● INFORMATION SUPPLIED

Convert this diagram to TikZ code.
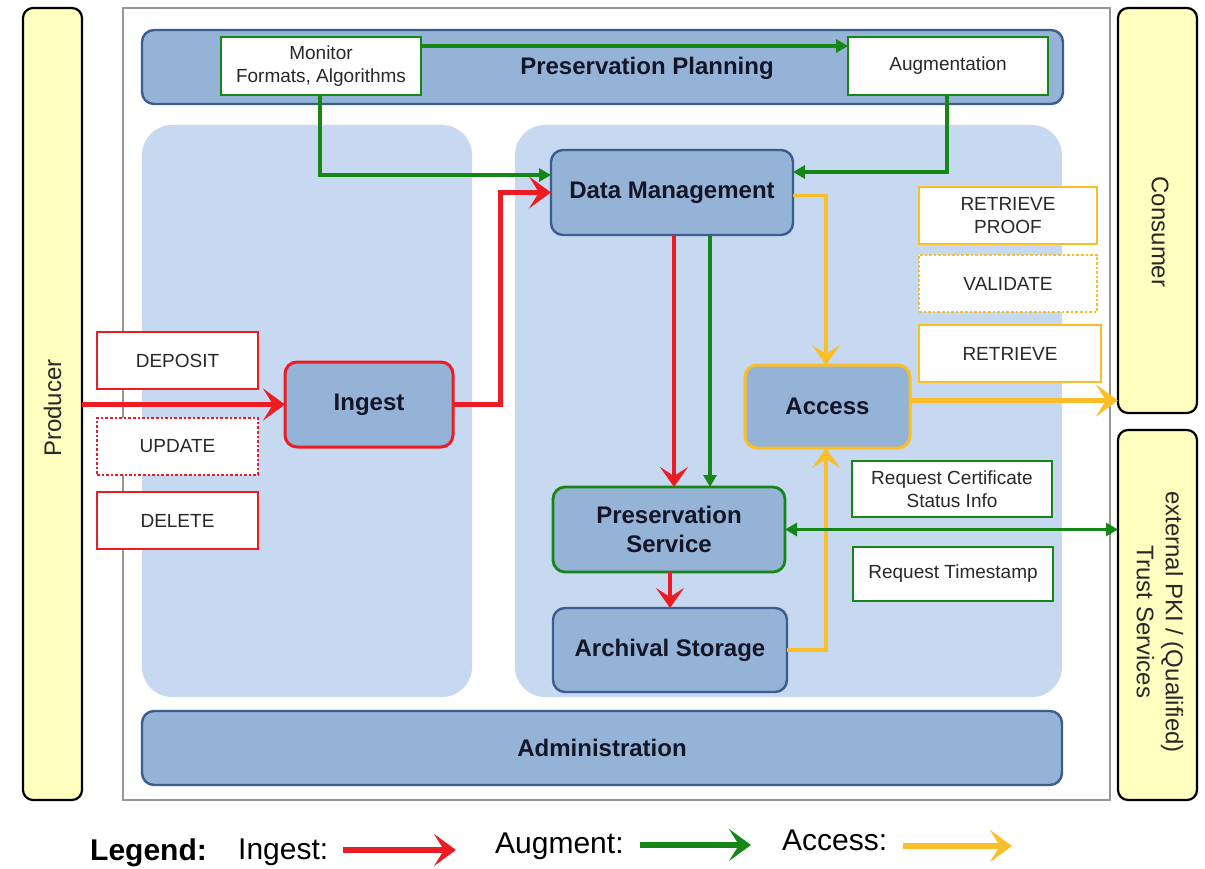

--

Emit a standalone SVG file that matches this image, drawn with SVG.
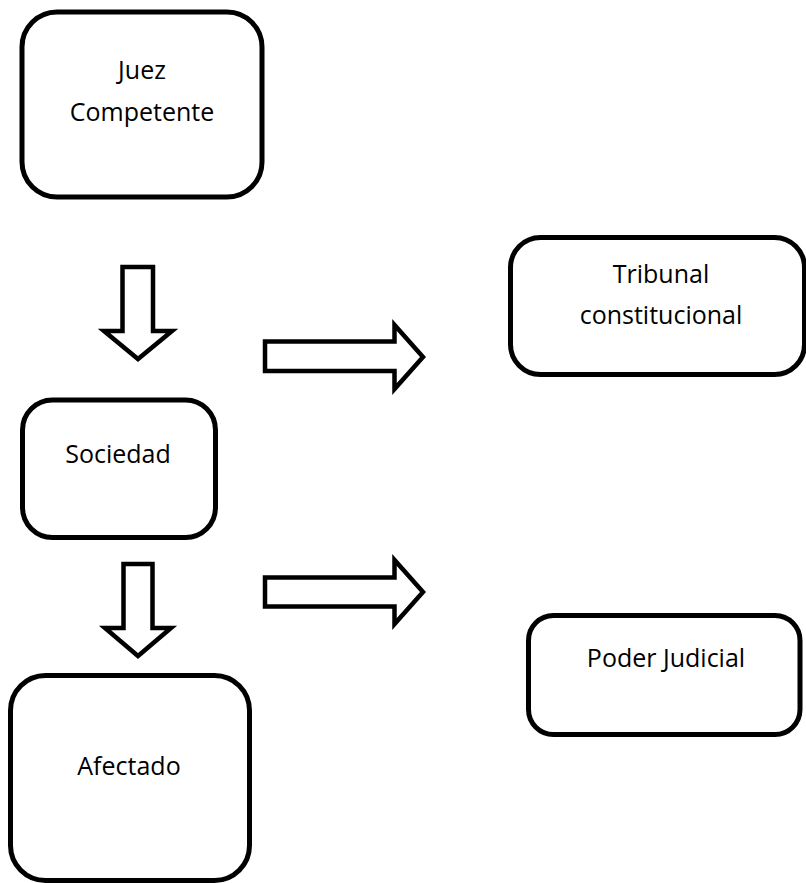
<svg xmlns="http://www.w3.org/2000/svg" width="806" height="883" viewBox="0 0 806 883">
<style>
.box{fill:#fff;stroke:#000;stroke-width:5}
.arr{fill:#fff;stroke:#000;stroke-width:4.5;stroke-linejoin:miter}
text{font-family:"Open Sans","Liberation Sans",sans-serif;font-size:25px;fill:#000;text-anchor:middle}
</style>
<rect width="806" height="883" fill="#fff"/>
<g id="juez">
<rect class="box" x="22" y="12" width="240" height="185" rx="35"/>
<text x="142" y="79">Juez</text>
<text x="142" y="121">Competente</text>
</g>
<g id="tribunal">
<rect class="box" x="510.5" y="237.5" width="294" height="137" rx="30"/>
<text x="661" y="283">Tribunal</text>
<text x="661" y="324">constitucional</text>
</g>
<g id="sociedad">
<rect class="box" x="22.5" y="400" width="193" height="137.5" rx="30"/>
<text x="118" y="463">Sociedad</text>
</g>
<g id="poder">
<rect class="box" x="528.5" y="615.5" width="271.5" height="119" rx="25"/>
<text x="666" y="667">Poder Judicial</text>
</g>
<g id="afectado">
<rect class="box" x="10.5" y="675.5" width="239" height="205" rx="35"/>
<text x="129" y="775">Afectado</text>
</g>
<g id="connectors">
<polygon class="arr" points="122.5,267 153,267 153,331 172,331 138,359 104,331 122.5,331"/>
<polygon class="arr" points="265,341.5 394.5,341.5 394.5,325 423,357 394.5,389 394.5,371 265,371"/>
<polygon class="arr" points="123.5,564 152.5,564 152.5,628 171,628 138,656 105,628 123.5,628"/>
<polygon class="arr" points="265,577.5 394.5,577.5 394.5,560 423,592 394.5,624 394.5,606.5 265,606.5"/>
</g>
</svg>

● WRITTEN PROBLEM
Find each line that has the word "this", then copy it out.

● EXERCISE OUTPUT
Convert this diagram to TikZ code.
Emit a standalone SVG file that matches this image, drawn with SVG.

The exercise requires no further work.